* TASK: Keep only the lines where "matplotlib" appears.

* PROVIDED RECORDS:
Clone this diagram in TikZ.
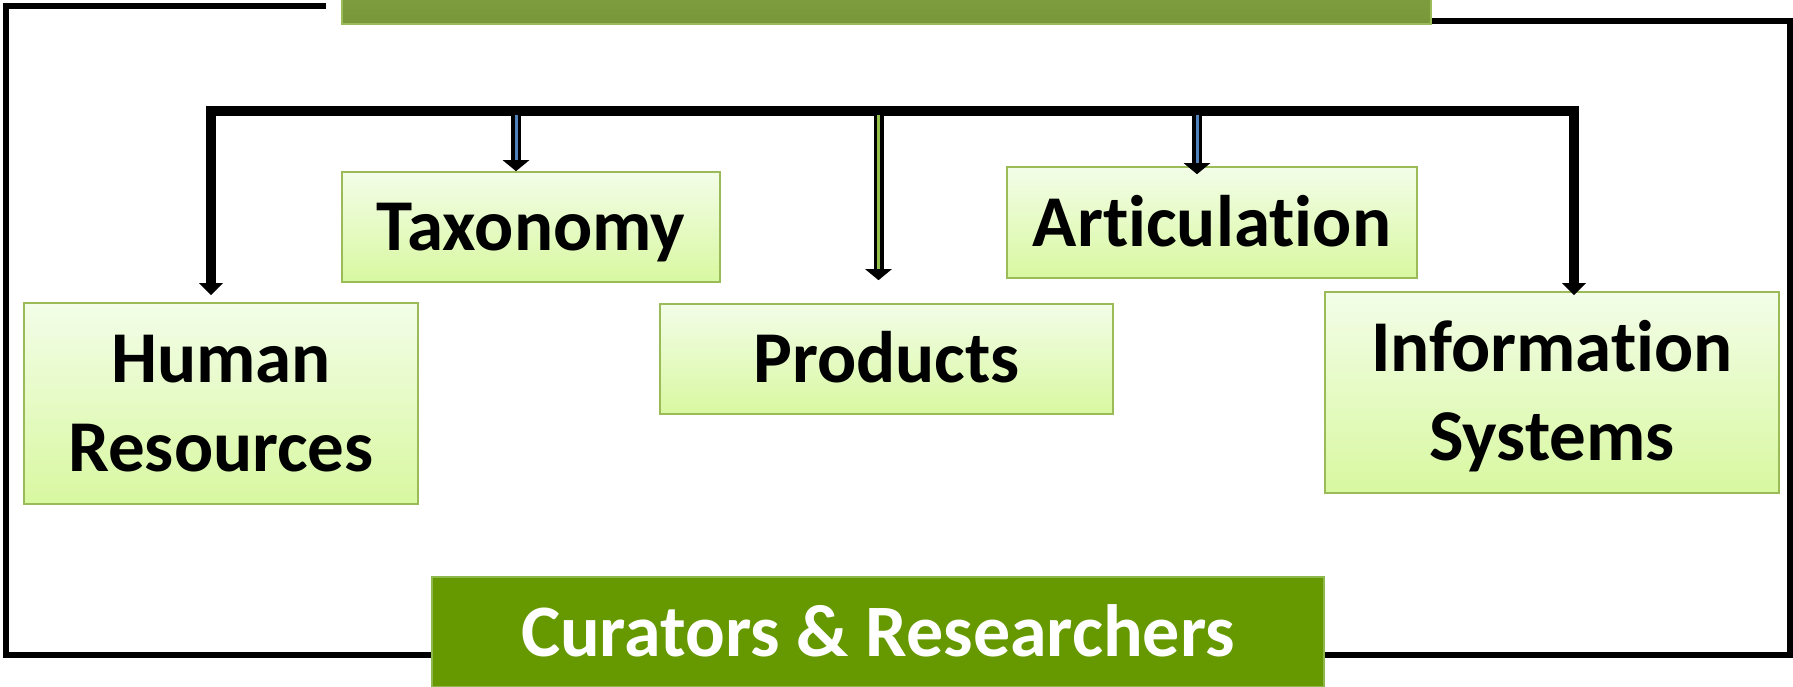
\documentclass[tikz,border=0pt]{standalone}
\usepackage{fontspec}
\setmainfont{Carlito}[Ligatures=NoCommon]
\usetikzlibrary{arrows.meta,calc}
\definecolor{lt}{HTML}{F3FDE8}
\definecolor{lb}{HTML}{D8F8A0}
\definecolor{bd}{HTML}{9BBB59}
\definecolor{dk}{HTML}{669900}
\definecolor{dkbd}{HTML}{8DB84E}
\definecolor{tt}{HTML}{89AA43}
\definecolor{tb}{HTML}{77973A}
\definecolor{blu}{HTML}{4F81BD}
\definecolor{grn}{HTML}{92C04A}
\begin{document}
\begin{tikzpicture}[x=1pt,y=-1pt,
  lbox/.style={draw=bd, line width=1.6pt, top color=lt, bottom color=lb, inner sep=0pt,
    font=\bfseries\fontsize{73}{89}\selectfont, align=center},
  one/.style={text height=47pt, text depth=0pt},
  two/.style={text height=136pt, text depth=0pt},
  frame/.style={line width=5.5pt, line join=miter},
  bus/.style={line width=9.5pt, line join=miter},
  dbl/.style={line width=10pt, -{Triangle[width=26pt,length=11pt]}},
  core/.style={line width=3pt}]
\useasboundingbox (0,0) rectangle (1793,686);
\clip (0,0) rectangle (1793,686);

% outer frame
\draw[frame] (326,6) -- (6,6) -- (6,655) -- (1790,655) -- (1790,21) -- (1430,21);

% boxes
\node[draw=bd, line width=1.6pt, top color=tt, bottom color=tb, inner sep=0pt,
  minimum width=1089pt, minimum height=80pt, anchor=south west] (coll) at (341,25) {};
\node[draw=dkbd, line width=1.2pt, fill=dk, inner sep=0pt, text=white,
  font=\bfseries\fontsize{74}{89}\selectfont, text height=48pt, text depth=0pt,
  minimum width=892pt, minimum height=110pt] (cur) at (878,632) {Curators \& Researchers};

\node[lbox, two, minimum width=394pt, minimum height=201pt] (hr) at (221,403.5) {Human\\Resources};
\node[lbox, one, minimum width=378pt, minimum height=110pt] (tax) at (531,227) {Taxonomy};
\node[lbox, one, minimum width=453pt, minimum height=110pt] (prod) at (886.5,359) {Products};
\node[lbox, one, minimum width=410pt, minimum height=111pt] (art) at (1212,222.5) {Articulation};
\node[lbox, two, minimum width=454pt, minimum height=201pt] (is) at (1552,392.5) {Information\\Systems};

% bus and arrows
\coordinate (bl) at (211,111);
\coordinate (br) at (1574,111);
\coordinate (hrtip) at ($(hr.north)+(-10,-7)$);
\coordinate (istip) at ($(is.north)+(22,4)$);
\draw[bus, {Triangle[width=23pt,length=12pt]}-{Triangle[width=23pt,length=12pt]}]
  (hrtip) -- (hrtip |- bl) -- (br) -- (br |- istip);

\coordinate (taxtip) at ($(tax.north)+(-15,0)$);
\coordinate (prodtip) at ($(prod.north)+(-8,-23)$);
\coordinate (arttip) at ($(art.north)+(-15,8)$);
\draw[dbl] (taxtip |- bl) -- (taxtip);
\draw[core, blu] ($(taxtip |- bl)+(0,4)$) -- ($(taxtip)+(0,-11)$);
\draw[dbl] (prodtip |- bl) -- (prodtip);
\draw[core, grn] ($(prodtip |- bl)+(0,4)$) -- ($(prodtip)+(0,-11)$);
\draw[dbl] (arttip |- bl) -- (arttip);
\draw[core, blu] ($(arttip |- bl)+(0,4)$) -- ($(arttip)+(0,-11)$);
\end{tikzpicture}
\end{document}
...
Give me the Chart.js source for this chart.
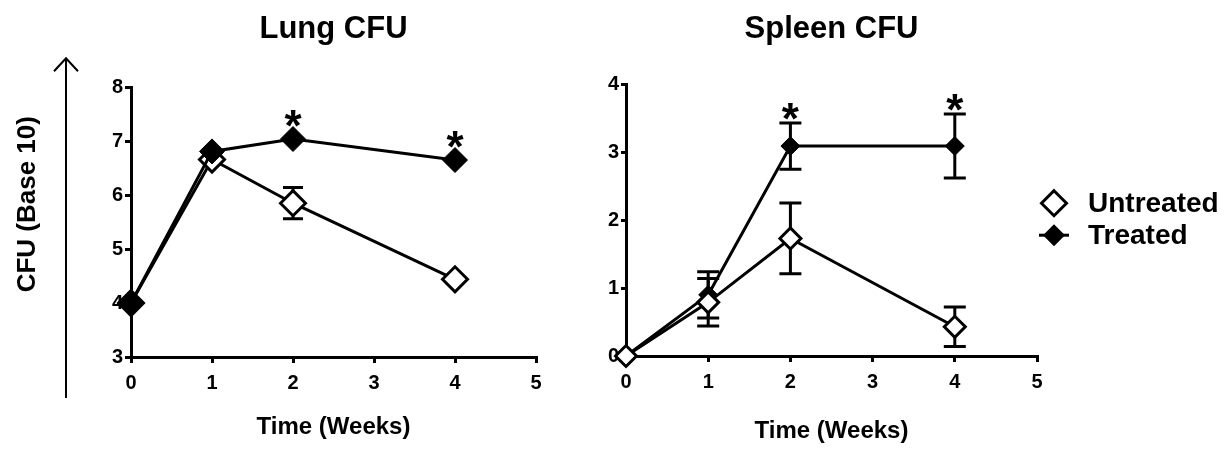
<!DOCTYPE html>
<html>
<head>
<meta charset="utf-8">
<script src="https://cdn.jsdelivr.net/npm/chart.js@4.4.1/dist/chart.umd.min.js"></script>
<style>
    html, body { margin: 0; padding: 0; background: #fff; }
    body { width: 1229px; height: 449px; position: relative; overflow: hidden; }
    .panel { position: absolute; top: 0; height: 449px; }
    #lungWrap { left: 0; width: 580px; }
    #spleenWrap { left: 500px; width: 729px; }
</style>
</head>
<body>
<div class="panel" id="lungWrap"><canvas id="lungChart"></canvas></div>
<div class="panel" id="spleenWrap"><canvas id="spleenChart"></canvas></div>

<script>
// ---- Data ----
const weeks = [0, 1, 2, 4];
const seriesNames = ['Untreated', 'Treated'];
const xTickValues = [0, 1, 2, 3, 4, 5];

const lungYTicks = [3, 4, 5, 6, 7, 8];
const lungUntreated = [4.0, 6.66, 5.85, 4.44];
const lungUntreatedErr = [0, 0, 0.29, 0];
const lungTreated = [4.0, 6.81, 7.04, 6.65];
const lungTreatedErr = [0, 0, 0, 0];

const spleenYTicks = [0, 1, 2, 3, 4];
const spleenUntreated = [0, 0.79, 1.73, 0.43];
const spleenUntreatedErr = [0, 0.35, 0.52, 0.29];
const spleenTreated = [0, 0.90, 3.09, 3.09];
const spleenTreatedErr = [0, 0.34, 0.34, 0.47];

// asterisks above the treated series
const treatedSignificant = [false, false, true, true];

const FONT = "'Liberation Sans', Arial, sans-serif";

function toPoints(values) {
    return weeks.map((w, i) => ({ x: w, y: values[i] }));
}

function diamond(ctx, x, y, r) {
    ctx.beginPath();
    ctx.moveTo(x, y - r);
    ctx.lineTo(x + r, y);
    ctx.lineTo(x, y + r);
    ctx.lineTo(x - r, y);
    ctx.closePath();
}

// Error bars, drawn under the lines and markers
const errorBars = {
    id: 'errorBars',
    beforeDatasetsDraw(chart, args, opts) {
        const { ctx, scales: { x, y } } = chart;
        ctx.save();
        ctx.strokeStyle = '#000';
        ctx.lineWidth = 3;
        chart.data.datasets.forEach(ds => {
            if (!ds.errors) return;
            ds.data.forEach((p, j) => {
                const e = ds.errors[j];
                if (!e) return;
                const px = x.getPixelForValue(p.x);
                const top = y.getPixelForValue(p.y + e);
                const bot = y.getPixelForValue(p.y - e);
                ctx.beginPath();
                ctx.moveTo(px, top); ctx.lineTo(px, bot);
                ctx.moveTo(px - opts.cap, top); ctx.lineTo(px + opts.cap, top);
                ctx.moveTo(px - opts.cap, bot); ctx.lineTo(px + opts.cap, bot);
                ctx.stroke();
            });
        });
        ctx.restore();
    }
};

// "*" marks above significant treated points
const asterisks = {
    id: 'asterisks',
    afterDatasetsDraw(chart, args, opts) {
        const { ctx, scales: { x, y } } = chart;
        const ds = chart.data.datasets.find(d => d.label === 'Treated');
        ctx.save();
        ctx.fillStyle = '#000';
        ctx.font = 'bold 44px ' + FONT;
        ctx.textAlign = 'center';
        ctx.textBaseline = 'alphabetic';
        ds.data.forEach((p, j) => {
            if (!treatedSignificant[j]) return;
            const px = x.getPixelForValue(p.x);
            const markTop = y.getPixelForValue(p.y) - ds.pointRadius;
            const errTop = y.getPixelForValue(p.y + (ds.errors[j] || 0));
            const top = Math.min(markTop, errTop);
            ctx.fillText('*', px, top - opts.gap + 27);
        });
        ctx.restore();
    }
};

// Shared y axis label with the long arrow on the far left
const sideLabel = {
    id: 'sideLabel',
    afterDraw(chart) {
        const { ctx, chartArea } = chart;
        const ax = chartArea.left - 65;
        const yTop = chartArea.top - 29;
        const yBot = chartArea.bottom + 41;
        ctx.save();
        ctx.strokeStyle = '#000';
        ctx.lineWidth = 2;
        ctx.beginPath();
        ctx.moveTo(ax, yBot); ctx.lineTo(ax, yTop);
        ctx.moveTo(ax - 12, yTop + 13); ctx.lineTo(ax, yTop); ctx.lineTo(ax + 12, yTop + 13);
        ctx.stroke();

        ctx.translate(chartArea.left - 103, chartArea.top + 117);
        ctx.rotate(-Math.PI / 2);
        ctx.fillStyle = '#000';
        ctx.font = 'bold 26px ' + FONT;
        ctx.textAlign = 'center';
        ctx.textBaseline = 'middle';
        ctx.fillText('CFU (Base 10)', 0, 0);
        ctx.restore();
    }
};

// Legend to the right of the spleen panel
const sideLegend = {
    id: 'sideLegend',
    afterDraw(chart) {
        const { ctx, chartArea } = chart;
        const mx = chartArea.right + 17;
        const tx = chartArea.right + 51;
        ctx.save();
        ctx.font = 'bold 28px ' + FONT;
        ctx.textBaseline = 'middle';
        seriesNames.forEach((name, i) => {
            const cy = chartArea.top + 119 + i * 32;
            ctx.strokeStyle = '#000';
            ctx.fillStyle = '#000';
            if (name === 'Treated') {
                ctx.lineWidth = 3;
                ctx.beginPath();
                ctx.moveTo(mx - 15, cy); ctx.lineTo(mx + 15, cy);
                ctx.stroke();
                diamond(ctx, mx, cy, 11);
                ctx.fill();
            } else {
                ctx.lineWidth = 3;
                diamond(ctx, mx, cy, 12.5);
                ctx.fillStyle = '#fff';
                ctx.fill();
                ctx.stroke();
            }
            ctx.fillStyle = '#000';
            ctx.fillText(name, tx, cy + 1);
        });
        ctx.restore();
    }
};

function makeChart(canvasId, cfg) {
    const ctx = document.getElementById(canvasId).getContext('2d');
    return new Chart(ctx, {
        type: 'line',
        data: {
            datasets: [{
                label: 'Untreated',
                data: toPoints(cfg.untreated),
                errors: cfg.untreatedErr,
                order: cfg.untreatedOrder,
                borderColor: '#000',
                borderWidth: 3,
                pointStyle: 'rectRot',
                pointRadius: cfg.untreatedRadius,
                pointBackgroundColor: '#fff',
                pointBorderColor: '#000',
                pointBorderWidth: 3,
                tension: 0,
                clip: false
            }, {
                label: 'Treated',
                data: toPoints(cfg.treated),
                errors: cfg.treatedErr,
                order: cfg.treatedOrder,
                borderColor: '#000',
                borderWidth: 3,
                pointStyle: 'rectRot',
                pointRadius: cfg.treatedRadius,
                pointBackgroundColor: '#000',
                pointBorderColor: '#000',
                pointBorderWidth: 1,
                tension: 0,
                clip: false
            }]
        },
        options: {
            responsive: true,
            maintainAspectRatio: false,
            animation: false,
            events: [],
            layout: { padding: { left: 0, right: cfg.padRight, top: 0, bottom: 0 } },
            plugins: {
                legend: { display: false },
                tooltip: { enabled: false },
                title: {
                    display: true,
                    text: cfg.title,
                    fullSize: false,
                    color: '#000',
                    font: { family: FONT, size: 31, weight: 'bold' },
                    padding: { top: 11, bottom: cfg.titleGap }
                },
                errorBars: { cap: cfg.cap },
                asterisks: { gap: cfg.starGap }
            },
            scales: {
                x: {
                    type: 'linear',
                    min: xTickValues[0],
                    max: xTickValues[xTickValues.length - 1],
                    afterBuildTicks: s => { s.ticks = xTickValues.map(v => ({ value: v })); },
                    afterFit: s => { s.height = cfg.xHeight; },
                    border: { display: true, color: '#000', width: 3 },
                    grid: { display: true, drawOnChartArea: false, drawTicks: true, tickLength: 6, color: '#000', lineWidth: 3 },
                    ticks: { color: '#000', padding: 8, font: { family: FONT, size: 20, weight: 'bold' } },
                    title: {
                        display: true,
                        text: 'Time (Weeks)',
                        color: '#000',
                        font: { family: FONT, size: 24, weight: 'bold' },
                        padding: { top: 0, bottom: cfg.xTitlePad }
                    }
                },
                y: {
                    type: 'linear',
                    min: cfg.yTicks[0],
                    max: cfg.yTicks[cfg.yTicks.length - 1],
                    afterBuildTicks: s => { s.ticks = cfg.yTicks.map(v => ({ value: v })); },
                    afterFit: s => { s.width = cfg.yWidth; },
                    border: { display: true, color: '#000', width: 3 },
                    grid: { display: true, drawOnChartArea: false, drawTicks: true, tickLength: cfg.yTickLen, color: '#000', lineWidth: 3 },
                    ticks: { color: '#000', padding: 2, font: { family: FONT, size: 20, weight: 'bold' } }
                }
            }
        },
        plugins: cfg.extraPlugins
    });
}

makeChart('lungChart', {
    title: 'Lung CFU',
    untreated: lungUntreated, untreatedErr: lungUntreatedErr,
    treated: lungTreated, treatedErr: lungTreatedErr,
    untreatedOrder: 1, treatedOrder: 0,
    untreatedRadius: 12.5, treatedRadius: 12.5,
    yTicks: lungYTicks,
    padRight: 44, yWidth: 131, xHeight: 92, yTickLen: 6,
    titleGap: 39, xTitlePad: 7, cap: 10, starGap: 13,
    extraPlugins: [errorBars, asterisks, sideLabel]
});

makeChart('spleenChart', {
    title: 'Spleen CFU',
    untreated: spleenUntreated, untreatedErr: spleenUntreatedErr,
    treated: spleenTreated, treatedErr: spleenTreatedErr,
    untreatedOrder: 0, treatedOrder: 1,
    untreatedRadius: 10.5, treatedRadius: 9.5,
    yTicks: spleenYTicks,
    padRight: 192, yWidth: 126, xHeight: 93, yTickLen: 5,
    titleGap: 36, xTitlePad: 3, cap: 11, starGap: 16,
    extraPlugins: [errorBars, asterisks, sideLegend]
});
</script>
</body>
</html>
--
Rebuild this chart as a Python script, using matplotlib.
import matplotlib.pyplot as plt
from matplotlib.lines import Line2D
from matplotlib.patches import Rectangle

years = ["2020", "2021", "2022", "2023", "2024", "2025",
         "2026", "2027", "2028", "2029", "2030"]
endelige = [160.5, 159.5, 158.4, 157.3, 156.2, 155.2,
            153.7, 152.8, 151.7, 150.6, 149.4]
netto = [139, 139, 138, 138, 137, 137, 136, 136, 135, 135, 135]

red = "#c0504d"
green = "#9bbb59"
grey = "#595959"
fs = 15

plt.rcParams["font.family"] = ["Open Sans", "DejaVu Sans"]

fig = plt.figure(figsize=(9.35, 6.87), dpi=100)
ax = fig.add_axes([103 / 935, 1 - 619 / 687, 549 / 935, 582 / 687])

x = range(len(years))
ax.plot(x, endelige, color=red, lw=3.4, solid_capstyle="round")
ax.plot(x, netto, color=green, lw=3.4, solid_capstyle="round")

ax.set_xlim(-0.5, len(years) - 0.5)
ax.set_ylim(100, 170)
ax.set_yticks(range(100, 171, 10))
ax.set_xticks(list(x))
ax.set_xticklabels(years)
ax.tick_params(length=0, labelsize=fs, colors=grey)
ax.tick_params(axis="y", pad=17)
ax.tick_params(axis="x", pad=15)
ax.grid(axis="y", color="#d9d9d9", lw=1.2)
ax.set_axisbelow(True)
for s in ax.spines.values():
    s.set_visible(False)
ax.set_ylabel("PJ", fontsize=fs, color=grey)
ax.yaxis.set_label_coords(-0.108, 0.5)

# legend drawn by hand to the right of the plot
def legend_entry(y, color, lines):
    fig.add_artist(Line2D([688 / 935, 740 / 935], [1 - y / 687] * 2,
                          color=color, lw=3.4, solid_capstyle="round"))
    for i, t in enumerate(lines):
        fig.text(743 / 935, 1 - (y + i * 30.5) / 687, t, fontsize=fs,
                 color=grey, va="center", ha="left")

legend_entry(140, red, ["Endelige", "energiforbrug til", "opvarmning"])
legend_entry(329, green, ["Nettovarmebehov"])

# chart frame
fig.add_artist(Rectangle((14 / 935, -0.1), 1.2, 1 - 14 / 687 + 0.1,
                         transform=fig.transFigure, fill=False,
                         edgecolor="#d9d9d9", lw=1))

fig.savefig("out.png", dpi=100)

* THE RESULT:
Rebuild this chart as a Python script, using matplotlib.
import matplotlib.pyplot as plt
from matplotlib.lines import Line2D
from matplotlib.patches import Rectangle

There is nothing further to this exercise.